This morning, we started our day in an unusual way. Santa Cruz has the largest human population in the Galapagos, with about 20,000 people. After breakfast, we boarded our Zodiac and headed to the main pier of Puerto Ayora, where all the citizens had already started their day. Buses took us to the Charles Darwin Research Station and National Park Breeding Center facilities. Our guests were eager to learn more about the breeding program for giant tortoises, and they were all enthusiastic to see the specimen of a very famous tortoise: Lonesome George. Naturalists shared a small glimpse into the activities taking place at the fishing dock, where fresh catches were sold. Pelicans and a playful sea lion made the moment extra special as we watched the skills of people busy cleaning the fresh fish.

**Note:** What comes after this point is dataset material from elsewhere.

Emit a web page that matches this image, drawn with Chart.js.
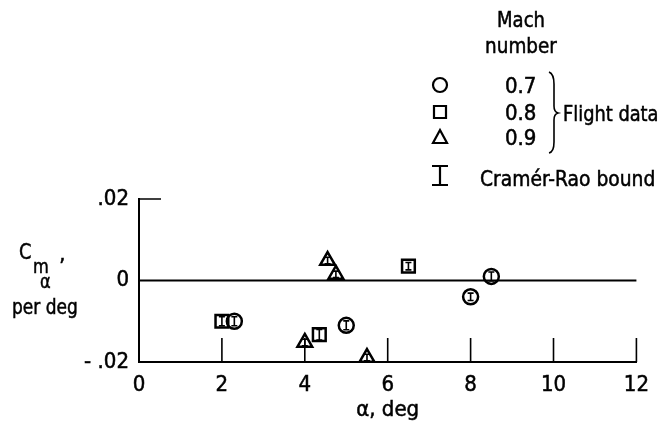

On our way to lunch, we made a quick stop at Don Adriano’s farm to learn about the sugarcane, chocolate, and moonshine that are locally produced. This was definitely a highlight of the day. Guests enjoyed learning about what local communities do to subsist in the Galapagos, in addition to tourism.

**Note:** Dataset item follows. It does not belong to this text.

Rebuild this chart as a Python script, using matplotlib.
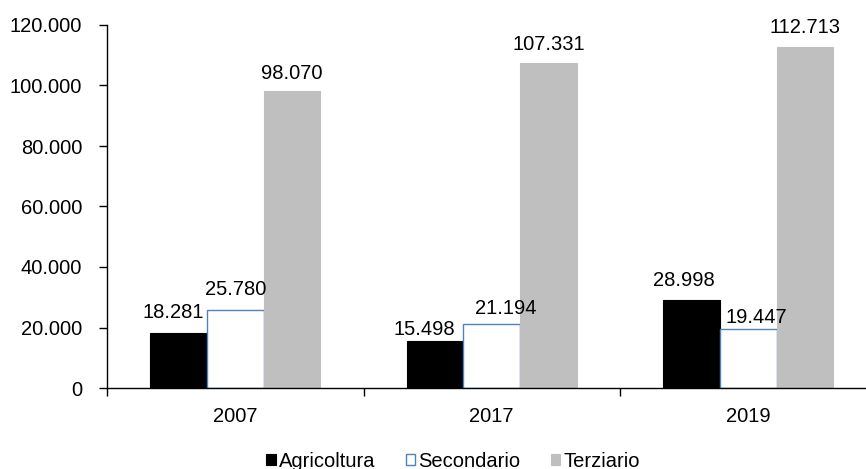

It was now time for a wonderful lunch at Manzanillo Ranch. Our guests enjoyed the local coffee and the ample space with a wonderful view of very lush land. Afterwards, we took a relaxed and educational walk among giant tortoises, baby white-cheeked pintail ducks, different species of Darwin’s finches, and cattle mooing in the background. What a combo!

It was finally time to go back to our floating home, National Geographic Endeavour II. After a very entertaining evening with recaps and cocktails, guests enjoyed the wonders of the local cuisine at dinner.